Collections Lift addresses this through explicit governance:

  • A clear articulation of what respectful, firm contact looks like, and where the institution draws its own red lines.
  • Defined pilots and scale-up criteria for new strategies, so that frontline teams are not exposed to accusations of “going off script” when they are in fact executing agreed experiments.
  • Structured feedback loops from collectors, complaint channels and customers into product and policy forums.

The result is a practice where collections professionals are not merely enforcing outcomes but contributing actively to the institution’s understanding of its borrowers.

If you only have twenty minutes

For a fast read of this chapter, three questions matter most:

  1. Do we have a friction map – however simple – that goes beyond buckets and roll rates to explain why customers fall behind?
  2. Do we have more than one designed path through delinquency, matched to different frictions and anchored in the Stress Navigation zones?
  3. Can we show, with data, which parts of our collections effort create true lift and which are simply activity?

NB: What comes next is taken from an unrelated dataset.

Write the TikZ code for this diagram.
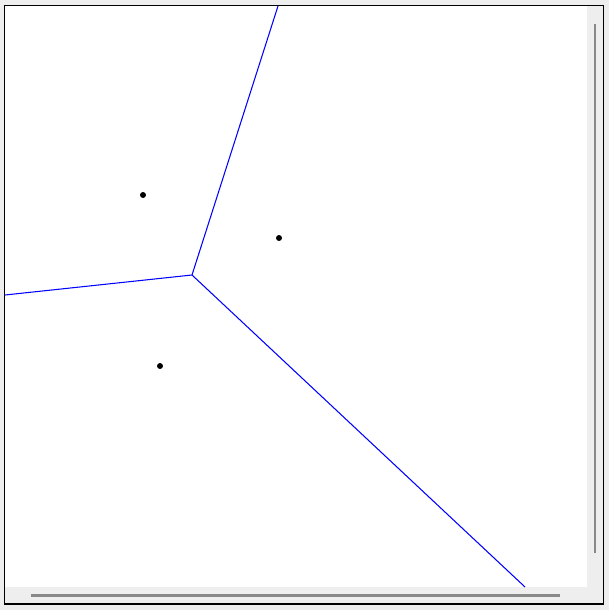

If the answer to any of these is uncertain, there is likely room to improve both recovery and reputation simply by organising what you already know into a more deliberate practice. Collections Lift is that organising frame.

Key terms in this chapter

Collections Lift
The improvement in recovery, cure and long-term behaviour achieved by designed strategies, over and above a realistic baseline of effort.
Friction map
A structured view of the main reasons customers fall behind – product misfit, execution gaps, temporary and structural stress, strategic default and fraud.
Response path
A designed combination of script, channel, timing and offer matched to a particular family of frictions.
Repeat delinquency
A pattern where customers cure and then fall back into delinquency, signalling that deeper issues remain unresolved.
Collections tone
The institution’s explicit stance on how it treats customers in difficulty – firm, respectful and consistent with long-term franchise value.